Accueil > Francais > Cinéma > « Pauvres Créatures » de Yòrgos Lànthimos

« Pauvres Créatures » de Yòrgos Lànthimos

lundi 19 février 2024, par Sébastien Bourdon

Au bout du Conte

À Londres, en un temps vaguement reculé, Bella (Emma Stone) est le fruit ressuscité de ses entrailles. Cela peut sembler concept complexe, mais elle fut un jour une jeune suicidée enceinte, à laquelle le Docteur Godwin Baxter (Willem Dafoe, couturé comme la créature du Docteur Frankenstein) greffa le cerveau de son fœtus pour redonner vie à l’ensemble.

À l’arrivée, cela donne une ravissante jeune femme avec le développement intellectuel, mais en constante progression, d’un tout petit enfant. Enfermée dans la belle demeure de son re-géniteur - qu’elle appelle « God », Bella coule des jours paisibles, dans une liberté toute relative, puisqu’elle ne peut sortir. Elle a son petit caractère, et bien sûr, un beau jour, elle prend la poudre d’escampette avec un avocat bonimenteur de passage, Duncan Wedderburn (Mark Ruffalo), qui va l’emmener à Lisbonne, et au-delà.

En effet, Bella, avec une candeur aussi décidée qu’enthousiaste, a décidé de s’intéresser plus particulièrement à ses appétits charnels. C’est de sa fraîche découverte de la sensualité que va user ce filou pour l’entraîner à sa suite (évidemment, le loup y laissera ses crocs).

Dans ce qu’il faut bien appeler un conte philosophique - le film en ayant les mérites comme les atours - la quête du plaisir rejoint celle de la connaissance. Bella va, en parcourant le monde et ses désirs, expérimenter et en tirer une forme de sagesse, quand bien même son idéalisme en sera quelque peu défait.

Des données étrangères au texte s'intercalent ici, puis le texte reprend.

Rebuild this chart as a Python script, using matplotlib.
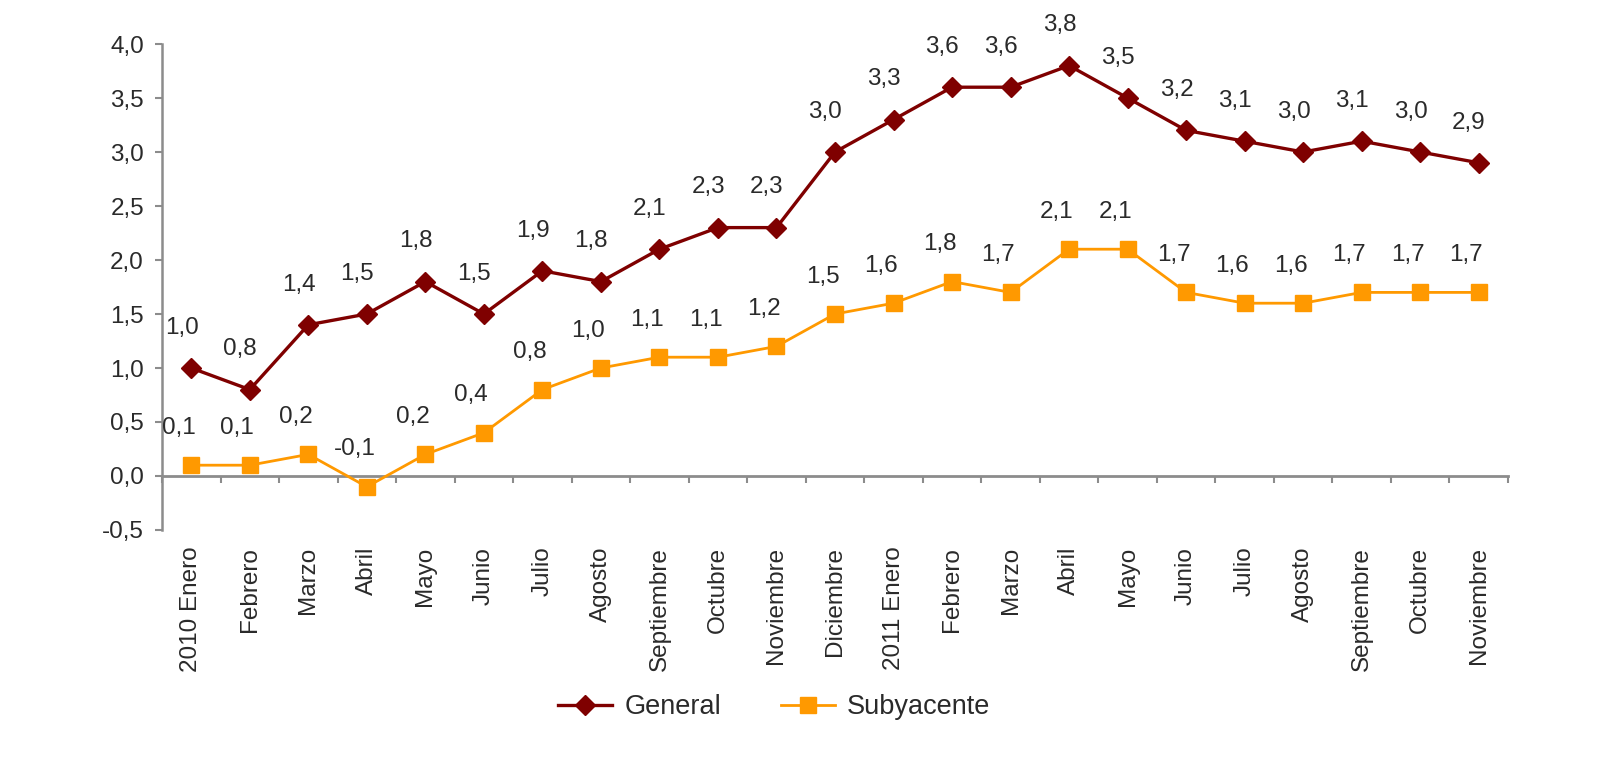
import matplotlib
matplotlib.use("Agg")
import matplotlib.pyplot as plt
from matplotlib.ticker import FuncFormatter, FixedLocator
import numpy as np

plt.rcParams['font.family'] = ['Liberation Sans', 'DejaVu Sans']

months = ["2010 Enero", "Febrero", "Marzo", "Abril", "Mayo", "Junio", "Julio",
          "Agosto", "Septiembre", "Octubre", "Noviembre", "Diciembre",
          "2011 Enero", "Febrero", "Marzo", "Abril", "Mayo", "Junio", "Julio",
          "Agosto", "Septiembre", "Octubre", "Noviembre"]
general = [1.0, 0.8, 1.4, 1.5, 1.8, 1.5, 1.9, 1.8, 2.1, 2.3, 2.3, 3.0,
           3.3, 3.6, 3.6, 3.8, 3.5, 3.2, 3.1, 3.0, 3.1, 3.0, 2.9]
subyacente = [0.1, 0.1, 0.2, -0.1, 0.2, 0.4, 0.8, 1.0, 1.1, 1.1, 1.2, 1.5,
              1.6, 1.8, 1.7, 2.1, 2.1, 1.7, 1.6, 1.6, 1.7, 1.7, 1.7]
series_names = ["General", "Subyacente"]

c_gen = "#7f0000"
c_sub = "#ff9900"
txt = "#2a2a2a"
axc = "#8c8c8c"
fs = 17.5

fig = plt.figure(figsize=(16, 7.68), dpi=100)
ax = fig.add_axes([0.10125, 0.3099, 0.84125, 0.6328])
x = np.arange(len(months))
ymin, ymax = -0.5, 4.0

l1, = ax.plot(x, general, color=c_gen, lw=2.4, marker="D", ms=10,
              mfc=c_gen, mec=c_gen, label=series_names[0], zorder=3)
l2, = ax.plot(x, subyacente, color=c_sub, lw=2.0, marker="s", ms=11.5,
              mfc=c_sub, mec=c_sub, label=series_names[1], zorder=3)

fmt = lambda v: f"{v:.1f}".replace(".", ",")
for xi, v in zip(x, general):
    ax.annotate(fmt(v), (xi, v), xytext=(-7, 29), textcoords="offset points",
                ha="center", va="center", fontsize=fs, color=txt)
for xi, v in zip(x, subyacente):
    ax.annotate(fmt(v), (xi, v), xytext=(-9, 27), textcoords="offset points",
                ha="center", va="center", fontsize=fs, color=txt)

ax.set_xlim(-0.5, len(months) - 0.5)
ax.set_ylim(ymin, ymax)
ax.yaxis.set_major_locator(FixedLocator(np.arange(-0.5, 4.01, 0.5)))
ax.yaxis.set_major_formatter(FuncFormatter(lambda v, p: fmt(v)))
ax.tick_params(axis="y", length=5, width=1.5, color=axc, pad=8,
               labelsize=fs, labelcolor=txt)

ax.set_xticks(x)
ax.set_xticklabels(months, rotation=90, va="top", ha="center")
ax.tick_params(axis="x", length=0, pad=12, labelsize=fs, labelcolor=txt)

for s in ["top", "right", "bottom"]:
    ax.spines[s].set_visible(False)
ax.spines["left"].set_color(axc)
ax.spines["left"].set_linewidth(1.8)

# x axis line crossing at zero with tick marks between categories
loc0 = (0 - ymin) / (ymax - ymin)
sec = ax.secondary_xaxis(loc0)
sec.set_xticks(np.arange(-0.5, len(months), 1.0))
sec.set_xticklabels([])
sec.tick_params(axis="x", direction="out", length=5, width=1.5, color=axc)
sec.spines["bottom"].set_color(axc)
sec.spines["bottom"].set_linewidth(2)

fig.legend(handles=[l1, l2], loc="center", bbox_to_anchor=(0.484, 0.0794),
           ncol=2, frameon=False, fontsize=19.5, handlelength=2.0,
           handletextpad=0.45, columnspacing=2.2, labelcolor=txt)

fig.savefig("out.png", dpi=100)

Il semble que beaucoup tiennent à faire une lecture idéologique contemporaine de ce film brillant et drôle. S’agit-il d’une œuvre féministe ? Probablement, puisque l’héroïne est une femme qui décide, en prenant le large, de découvrir son corps et l’univers, et en ne se refusant pas à certaines expériences jusqu’au-boutistes pour cela.

Toutefois, chaque fois qu’elle n’est plus d’accord ou a fait le tour de la question, elle claque la porte pour un ailleurs à elle-même inconnu, car nul ne saurait l’enfermer. C’est finalement une leçon de choses pour tout être humain - et pas seulement féminin - que de considérer qu’il faut toujours expérimenter et savoir mettre fin à ce qui vous trahit.

Pour emballer visuellement ce conte, le réalisateur Yòrgos Lànthimos fait preuve d’une imagination et d’une virtuosité irrésistibles. Le film commence comme une fable gothique en noir et blanc, pour se poursuivre dans une débauche de couleurs. Les villes arpentées sont reconstituées comme elles pourraient l’être en songe : circulaires et réduites à des représentations symboliques, comme dans une boule à neige.

On y est donc sans y être, de Lisbonne à Paris, en passant par Alexandrie, faisant de nous des spectateurs pas moins enchantés que Bella de ce monde coloré et toujours à découvrir, si dérisoire soit-il.

Et puis, il y a bien longtemps qu’on ne nous avait pas parlé de cul au cinéma de manière aussi ludique et décontractée , ce qui n’est pas le moindre des mérites de cette œuvre singulière.